Monday, January 3, 2011

Shelley's views in "Mont Blanc"


There are many different ways the Romantic poets use nature in their poetry. In Shelley's "Mont Blanc", he uses it to suggest what we can learn from nature and the mind itself. Shelley describes nature as an influential power and it stands out in intensity. He concludes that the role nature plays and the relationship between humankind and nature must have in order for an interaction to occur.
     When Shelley uses the mountain, he states his perception on the significance of the mountain, because it is a rare source of knowledge. In his eyes, the mind can be at rest and unproductive when it is aware of any truths about human existence. When we are sleeping, that is the time where our minds are free of thought and knowledge of the truth.

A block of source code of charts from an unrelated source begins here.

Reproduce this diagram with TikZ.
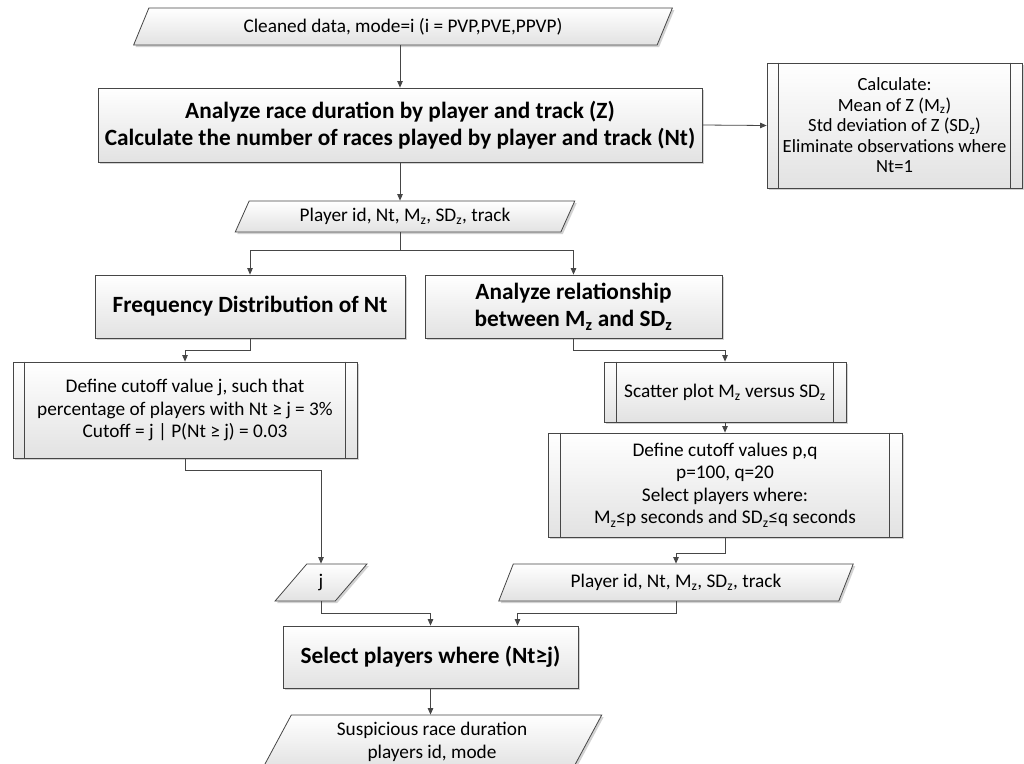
\documentclass[tikz,border=0pt]{standalone}
\usepackage{fontspec}
\setmainfont{Carlito}
\usetikzlibrary{arrows.meta,shapes.geometric,shadows}
\definecolor{linecol}{RGB}{70,70,70}
\definecolor{fillbot}{RGB}{226,226,226}
\newcommand\regtext{\fontsize{19.3}{22.5}\selectfont}
\newcommand\tighttext{\fontsize{18.6}{20.5}\selectfont}
\newcommand\boldtext{\fontsize{23.3}{27.5}\selectfont\bfseries}
\newcommand\Mzed{M\textsubscript{z}}
\newcommand\SDzed{SD\textsubscript{z}}
\begin{document}
\begin{tikzpicture}[x=1pt,y=-1pt,
  box/.style={draw=linecol, line width=0.8pt, top color=white, bottom color=fillbot,
    drop shadow={shadow xshift=2pt, shadow yshift=-2pt, fill=black!35, opacity=.5},
    align=center, inner sep=2pt, text=black},
  proc/.style={box, rectangle},
  para/.style={box, trapezium, trapezium left angle=65, trapezium right angle=115,
    trapezium stretches=true},
  edge/.style={draw=linecol, line width=0.8pt, -{Triangle[length=6.5pt,width=5.5pt]}}]
\useasboundingbox (0,0) rectangle (1024,763);
\fill[white] (0,0) rectangle (1024,763);
\clip (0,0) rectangle (1024,763);

% process steps
\node[para, minimum width=540pt, minimum height=37pt, font=\regtext] (p1) at (403,26.5)
  {Cleaned data, mode=i (i = PVP,PVE,PPVP)};
\node[proc, minimum width=604pt, minimum height=74pt, font=\boldtext] (main) at (400,125)
  {Analyze race duration by player and track (Z)\\Calculate the number of races played by player and track (Nt)};
\node[proc, minimum width=255pt, minimum height=125pt, font=\tighttext] (calc) at (894.5,125.5)
  {Calculate:\\Mean of Z (\Mzed)\\Std deviation of Z (\SDzed)\\Eliminate observations where\\Nt=1};
\node[para, minimum width=340pt, minimum height=31pt, font=\regtext] (p2) at (405,216.5)
  {Player id, Nt, \Mzed, \SDzed, track};
\node[proc, minimum width=310pt, minimum height=63pt, font=\boldtext] (b1) at (250,306.5)
  {Frequency Distribution of Nt};
\node[proc, minimum width=297pt, minimum height=63pt, font=\boldtext] (b2) at (573.5,306.5)
  {Analyze relationship\\between \Mzed{} and \SDzed};
\node[proc, minimum width=344pt, minimum height=96pt, font=\regtext] (pd1) at (185,410)
  {Define cutoff value j, such that\\percentage of players with Nt ≥ j = 3\%\\Cutoff = j | P(Nt ≥ j) = 0.03};
\node[proc, minimum width=242pt, minimum height=60pt, font=\regtext] (sc) at (725,392)
  {Scatter plot \Mzed{} versus \SDzed};
\node[proc, minimum width=354pt, minimum height=104pt, font=\regtext] (pd2) at (725,485)
  {Define cutoff values p,q\\p=100, q=20\\Select players where:\\\Mzed{}≤p seconds and \SDzed{}≤q seconds};
\node[para, minimum width=355pt, minimum height=37pt, font=\regtext] (p3) at (676,582.5)
  {Player id, Nt, \Mzed, \SDzed, track};
\node[para, minimum width=92pt, minimum height=37pt, font=\regtext] (p5) at (321,582.5) {j};
\node[proc, minimum width=295pt, minimum height=62pt, font=\boldtext] (b3) at (430.5,657)
  {Select players where (Nt≥j)};
\node[para, minimum width=340pt, minimum height=54pt, font=\regtext] (p4) at (432,742)
  {Suspicious race duration\\players id, mode};

% side bars of the predefined-process boxes
\foreach \n/\d in {calc/12, pd1/12, sc/13, pd2/13} {
  \draw[linecol, line width=0.8pt] ([xshift=\d pt]\n.north west) -- ([xshift=\d pt]\n.south west);
  \draw[linecol, line width=0.8pt] ([xshift=-\d pt]\n.north east) -- ([xshift=-\d pt]\n.south east);
}

% connectors
\draw[edge] (main.north |- p1.south) -- (main.north);
\draw[edge] (main.east) -- (calc.west);
\draw[edge] (main.south) -- (main.south |- p2.north);
\draw[edge] (main.south |- p2.south) -- ++(0,18) -| (b1.north);
\draw[edge] (main.south |- p2.south) -- ++(0,18) -| (b2.north);
\draw[edge] (b1.south) -- ++(0,12) -| (pd1.north);
\draw[edge] (b2.south) -- ++(0,12) -| (sc.north);
\draw[edge] (sc.south) -- (pd2.north);
\draw[edge] (pd1.south) -- ++(0,12) -| (p5.center |- p5.north);
\draw[edge] (pd2.south) -- ++(0,16) -| (p3.center |- p3.north);
\draw[edge] (p5.center |- p5.south) -- ++(0,12) -| (b3.north);
\draw[edge] (p3.center |- p3.south) -- ++(0,12) -| ([xshift=87pt]b3.north);
\draw[edge] (b3.south) -- (b3.south |- p4.north);
\end{tikzpicture}
\end{document}
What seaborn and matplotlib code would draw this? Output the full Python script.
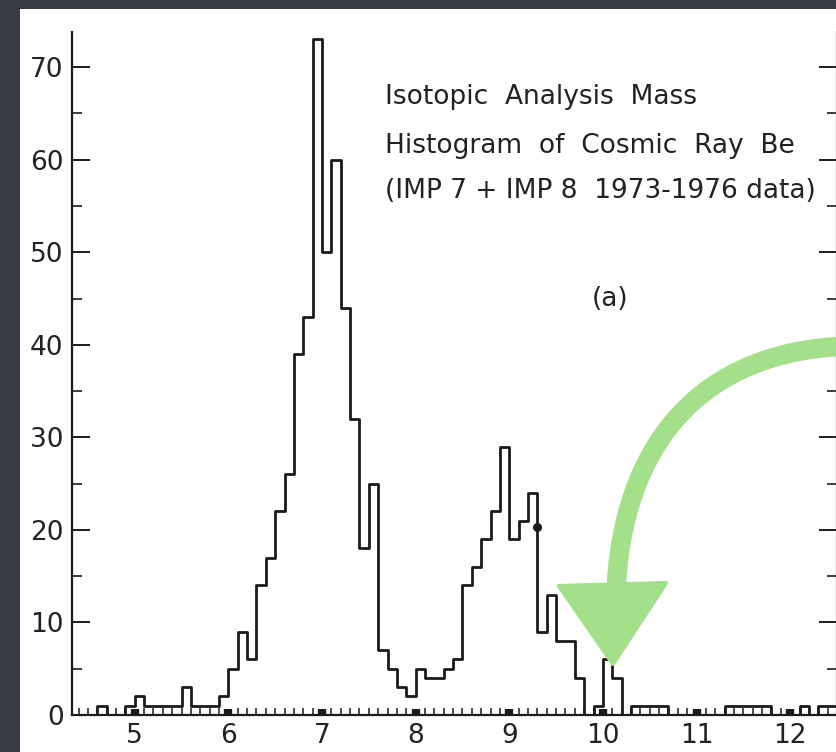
import numpy as np
import pandas as pd
import matplotlib
matplotlib.use("Agg")
import matplotlib.pyplot as plt
import seaborn as sns
from matplotlib.path import Path
from matplotlib.patches import PathPatch, Polygon, Rectangle
from matplotlib.ticker import MultipleLocator

# ---------------- data ----------------
mass_centers = [4.45, 4.55, 4.65, 4.75, 4.85, 4.95,
                5.05, 5.15, 5.25, 5.35, 5.45, 5.55, 5.65, 5.75, 5.85, 5.95,
                6.05, 6.15, 6.25, 6.35, 6.45, 6.55, 6.65, 6.75, 6.85, 6.95,
                7.05, 7.15, 7.25, 7.35, 7.45, 7.55, 7.65, 7.75, 7.85, 7.95,
                8.05, 8.15, 8.25, 8.35, 8.45, 8.55, 8.65, 8.75, 8.85, 8.95,
                9.05, 9.15, 9.25, 9.35, 9.45, 9.55, 9.65, 9.75, 9.85, 9.95,
                10.05, 10.15, 10.25, 10.35, 10.45, 10.55, 10.65, 10.75, 10.85, 10.95,
                11.05, 11.15, 11.25, 11.35, 11.45, 11.55, 11.65, 11.75, 11.85, 11.95,
                12.05, 12.15, 12.25, 12.35, 12.45]
counts = [0, 0, 1, 0, 0, 1,
          2, 1, 1, 1, 1, 3, 1, 1, 1, 2,
          5, 9, 6, 14, 17, 22, 26, 39, 43, 73,
          50, 60, 44, 32, 18, 25, 7, 5, 3, 2,
          5, 4, 4, 5, 6, 14, 16, 19, 22, 29,
          19, 21, 24, 9, 13, 8, 8, 4, 0, 1,
          6, 4, 0, 1, 1, 1, 1, 0, 0, 0,
          0, 0, 0, 1, 1, 1, 1, 1, 0, 0,
          0, 1, 0, 1, 1]
x_ticks = [5, 6, 7, 8, 9, 10, 11, 12]
y_ticks = [0, 10, 20, 30, 40, 50, 60, 70]
marked_point_x = [9.3]
marked_point_y = [20.3]
title_lines = ["Isotopic  Analysis  Mass",
               "Histogram  of  Cosmic  Ray  Be",
               "(IMP 7 + IMP 8  1973-1976 data)"]
panel_label = "(a)"

df = pd.DataFrame({"mass": mass_centers, "count": counts})

# ---------------- figure ----------------
W, H = 837, 752
sns.set_style("ticks")
plt.rcParams["font.family"] = ["DejaVu Sans"]
fig = plt.figure(figsize=(W / 100, H / 100), dpi=100)
fig.patch.set_facecolor("#363b46")

# white "paper" area
fig.patches.append(Rectangle((20 / W, 0), 1 - 20 / W, 1 - 9 / H,
                             transform=fig.transFigure, facecolor="white",
                             edgecolor="none", zorder=-10))

def fx(px):
    return px / W

def fy(py):
    return 1 - py / H

ax_left, ax_right, ax_bottom, ax_top = 72, 837, 715, 32
ax = fig.add_axes([fx(ax_left), fy(ax_bottom), (ax_right - ax_left) / W,
                   (ax_bottom - ax_top) / H])
ax.set_facecolor("none")
ax.set_zorder(1)

edges = [round(v, 2) for v in np.arange(4.4, 12.51, 0.1)]
ink = "#1b1b1b"
sns.histplot(data=df, x="mass", weights="count", bins=edges, element="step",
             fill=False, color=ink, linewidth=2.0, ax=ax)
ax.scatter(marked_point_x, marked_point_y, s=30, color=ink, zorder=5)

ax.set_xlim(4.33, 12.5)
ax.set_ylim(0, 73.8)
ax.set_xlabel("")
ax.set_ylabel("")

ax.set_xticks(x_ticks)
ax.set_xticklabels([str(t) for t in x_ticks])
ax.xaxis.set_minor_locator(MultipleLocator(0.1))
ax.set_yticks(y_ticks)
ax.set_yticklabels([str(t) for t in y_ticks])
ax.yaxis.set_minor_locator(MultipleLocator(5))

for s in ["left", "bottom", "right"]:
    ax.spines[s].set_color(ink)
    ax.spines[s].set_linewidth(1.6)
ax.spines["top"].set_visible(False)

ax.tick_params(axis="y", which="major", direction="in", length=13, width=1.4,
               color=ink, labelsize=19, labelcolor="#222222", pad=6,
               left=True, right=True)
ax.tick_params(axis="y", which="minor", direction="in", length=7, width=1.2,
               color=ink, left=True, right=True)
ax.tick_params(axis="x", which="major", direction="in", length=4.5, width=6,
               color=ink, labelsize=19, labelcolor="#222222", pad=6)
ax.tick_params(axis="x", which="minor", direction="in", length=5, width=1.1,
               color=ink)

# annotation text
baselines = [104, 153, 198]
for line, b in zip(title_lines, baselines):
    fig.text(fx(385), fy(b), line, fontsize=19, color="#222222",
             ha="left", va="baseline")
fig.text(fx(610), fy(306), panel_label, fontsize=19, color="#222222",
         ha="center", va="baseline")

# green hand-drawn arrow overlay (pixel coordinates)
ov = fig.add_axes([0, 0, 1, 1])
ov.set_zorder(2)
ov.set_xlim(0, W)
ov.set_ylim(H, 0)
ov.axis("off")
ov.patch.set_alpha(0)
green = "#a4e08a"
verts = [(850, 346), (700, 350), (622, 445), (616, 592)]
codes = [Path.MOVETO, Path.CURVE4, Path.CURVE4, Path.CURVE4]
ov.add_patch(PathPatch(Path(verts, codes), facecolor="none", edgecolor=green,
                       linewidth=14, capstyle="round", zorder=10))
ov.add_patch(Polygon([(559, 586), (666, 583), (613, 664)], closed=True,
                     facecolor=green, edgecolor=green, linewidth=3,
                     joinstyle="round", zorder=10))

fig.savefig("out.png", dpi=100, facecolor=fig.get_facecolor())
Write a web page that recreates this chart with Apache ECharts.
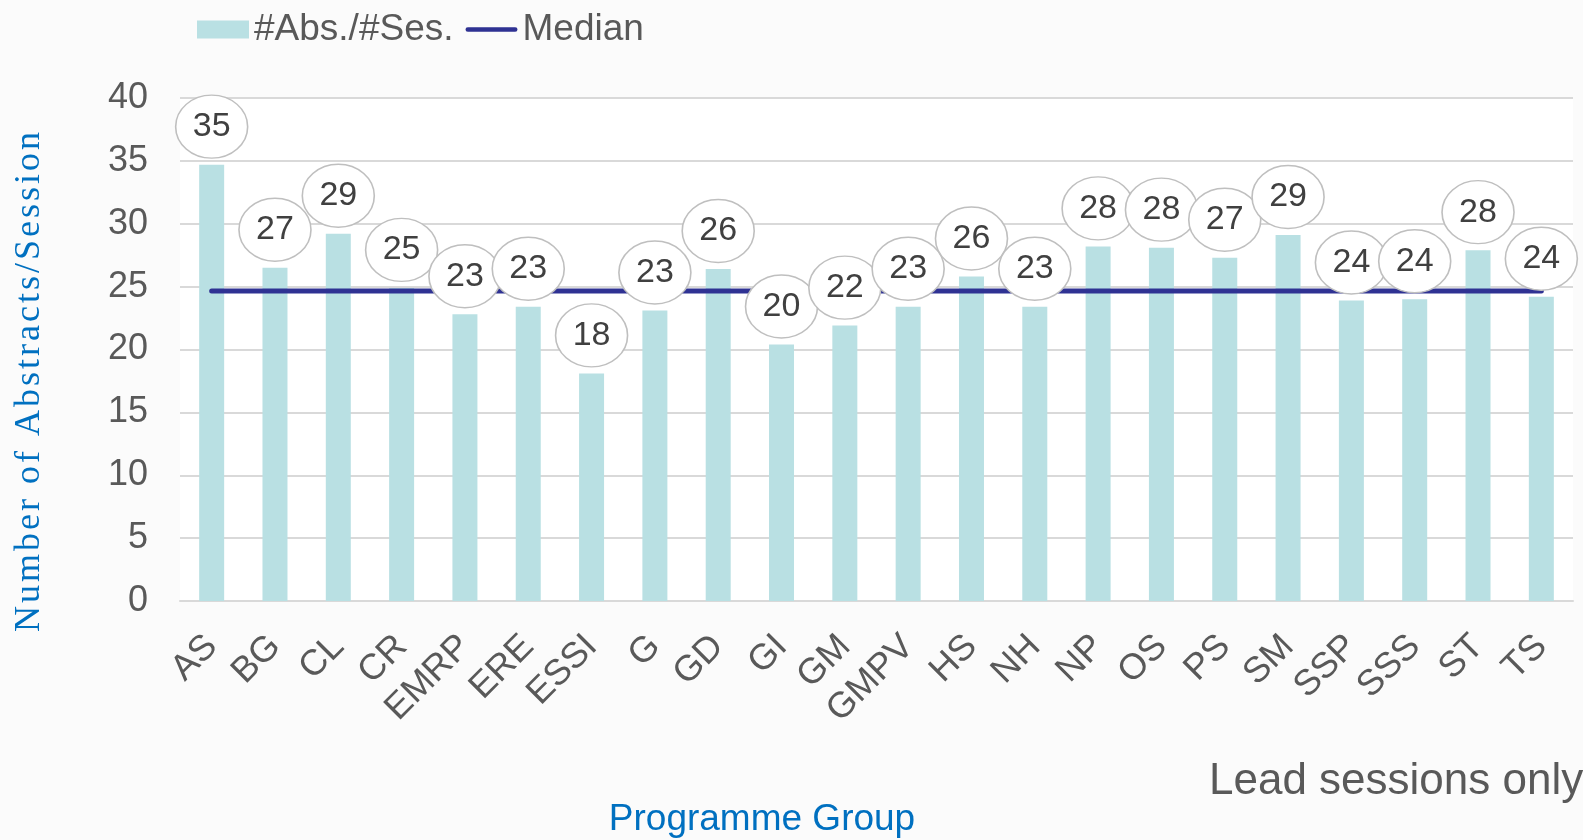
<!DOCTYPE html>
<html>
<head>
<meta charset="utf-8">
<script src="https://cdn.jsdelivr.net/npm/echarts@6/dist/echarts.min.js"></script>
<style>html,body{margin:0;padding:0;background:#fff}#chart{width:1583px;height:840px}</style>
</head>
<body>
<div id="chart"></div>
<script>
const categories = ['AS','BG','CL','CR','EMRP','ERE','ESSI','G','GD','GI','GM','GMPV','HS','NH','NP','OS','PS','SM','SSP','SSS','ST','TS'];
const absPerSession = [34.7, 26.5, 29.2, 24.9, 22.8, 23.4, 18.1, 23.1, 26.4, 20.4, 21.9, 23.4, 25.8, 23.4, 28.2, 28.1, 27.3, 29.1, 23.9, 24.0, 27.9, 24.2];
const medianLine = [24.65, 24.65, 24.65, 24.65, 24.65, 24.65, 24.65, 24.65, 24.65, 24.65, 24.65, 24.65, 24.65, 24.65, 24.65, 24.65, 24.65, 24.65, 24.65, 24.65, 24.65, 24.65];
const yTicks = { min: 0, max: 40, interval: 5 };
const seriesNames = ['#Abs./#Ses.', 'Median'];
const yTitle = 'Number of Abstracts/Session';
const xTitle = 'Programme Group';
const note = 'Lead sessions only';

const sans = "'Liberation Sans', Arial, sans-serif";
const chart = echarts.init(document.getElementById('chart'), null, { renderer: 'canvas' });
chart.setOption({
  backgroundColor: '#fbfbfb',
  animation: false,
  legend: {
    left: 192, top: 6,
    itemWidth: 52, itemHeight: 18, itemGap: 12,
    textStyle: { fontFamily: sans, fontSize: 37, color: '#595959' },
    data: [
      { name: seriesNames[0], icon: 'rect' },
      { name: seriesNames[1], icon: 'path://M2.5,0 L53.5,0 A2.5,2.5 0 0 1 53.5,5 L2.5,5 A2.5,2.5 0 0 1 2.5,0 Z' }
    ]
  },
  grid: { left: 180, right: 10, top: 98, bottom: 239, containLabel: false, show: true, backgroundColor: '#ffffff', borderWidth: 0 },
  xAxis: {
    type: 'category', data: categories,
    axisTick: { show: false },
    axisLine: { lineStyle: { color: '#d9d9d9', width: 2 } },
    axisLabel: { rotate: 45, interval: 0, margin: 40, fontFamily: sans, fontSize: 36, color: '#595959' }
  },
  yAxis: {
    type: 'value', min: yTicks.min, max: yTicks.max, interval: yTicks.interval,
    axisLine: { show: false }, axisTick: { show: false },
    axisLabel: { margin: 32, fontFamily: sans, fontSize: 36, color: '#595959' },
    splitLine: { lineStyle: { color: '#d9d9d9', width: 2 } }
  },
  graphic: [
    { type: 'text', x: 30, y: 382, rotation: Math.PI / 2,
      style: { text: yTitle.split('').join('\u200A'), fontFamily: "'Liberation Serif', 'DejaVu Serif', serif", fontSize: 36, fill: '#0070c0', align: 'center', verticalAlign: 'middle' } },
    { type: 'text', x: 762, y: 820,
      style: { text: xTitle, fontFamily: sans, fontSize: 37, fill: '#0070c0', align: 'center', verticalAlign: 'middle' } },
    { type: 'text', x: 1209, y: 782,
      style: { text: note, fontFamily: sans, fontSize: 44, fill: '#595959', align: 'left', verticalAlign: 'middle' } }
  ],
  series: [
    { name: seriesNames[0], type: 'bar', data: absPerSession, barWidth: 25,
      itemStyle: { color: '#b9e0e3' }, z: 2 },
    { name: seriesNames[1], type: 'line', data: medianLine, symbol: 'none',
      lineStyle: { color: '#2f3293', width: 5, cap: 'round' }, itemStyle: { color: '#2f3293' }, z: 3 },
    { name: 'labels', type: 'scatter', data: absPerSession, symbol: 'circle', symbolSize: [72, 63], symbolOffset: [0, -38],
      itemStyle: { color: '#ffffff', borderColor: '#bfbfbf', borderWidth: 1.5, opacity: 1 }, z: 4,
      label: { show: true, position: 'inside', formatter: p => Math.round(p.value), fontFamily: sans, fontSize: 34, color: '#404040' } }
  ]
});
</script>
</body>
</html>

     This all goes back to the mountain in the poem, which has a powerful presence, and how sleep is a powerful sense. He says, “the mountain possesses the ability to unfurle the veil of life and death", in other words Shelley was allowed to see visions of sleep while he was awake, or this could have been a state of dreaming. Also, in the poem Shelley experiences an example of a relating process, which is when all reality comes to an existence. He explains the cycle of the mountain, which symbolizes the universal law of cause and effect. This law plays a major role in the poem because it determines anything a person experiences. For example, the river helps the trees grow along the banks; in order for humans to live, we need trees to grow to produce oxygen. As for the glacier on the mountain, it creates the river when the snow melts.
      All of these elements connect with each other which go back to the cause and effect law. Not only does the poem symbolize the cause and effect law, it also is an example of how thoughts come into being. Power is a mysterious force that hides from a single cause and the place where thoughts come from. When Shelley uses the river, he compares it to our imagination, where it is a place that can be viewed as an environment where people can thrive. In conclusion, Shelley states that the world of nature can influence thoughts and feelings. It can be viewed as knowledge rather than a fathomless mysticism. Also the opposite action of mankind and the universe must depend on another source for its origination, just like how thought relies on nature.